7. The partial heat-emitting body according to claim 1, wherein the conductive heating element includes a conductive heating pattern including at least one of a transparent conductive material, Ag, Au, Cu, Al, and carbon nanotube.

8. The partial heat-emitting body according to claim 1, wherein the conductive heating element includes a conductive heating pattern in which a line width is 100 micrometers or less, an interline interval is in the range of 50 micrometers to 30 mm, and a line height is in the range of 1 to 100 micrometers.

9. The partial heat-emitting body according to claim 1, wherein the conductive heating element includes a conductive heating pattern formed through sintering after a pattern is formed by a paste including a conductive heating material, an organic binder, glass frit, and a solvent.

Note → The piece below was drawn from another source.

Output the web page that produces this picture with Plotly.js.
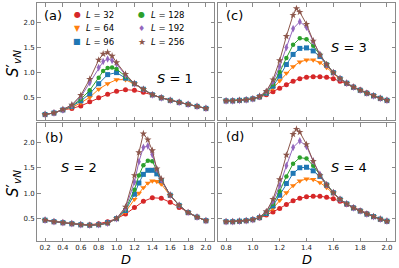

10. The partial heat-emitting body according to claim 1, wherein the conductive heating element has a heating value in the range of 50 to 1000 W per m²and resistance of 1000 ohm/square or less.

11. The partial heat-emitting body according to claim 1, wherein a tacky film or an adhesive film is additionally provided on a surface of the transparent substrate on which the conductive heating element is provided.

12. The partial heat-emitting body according to claim 11, wherein a release film is additionally provided on the tacky film or the adhesive film.

13. The partial heat-emitting body according to claim 1, further comprising a transparent substrate provided on a surface thereof with the conductive heating element.

14. The partial heat-emitting body according to claim 13, wherein the tacky film or the adhesive film is provided between the surface with the additional transparent substrate and the surface with the conductive heating element.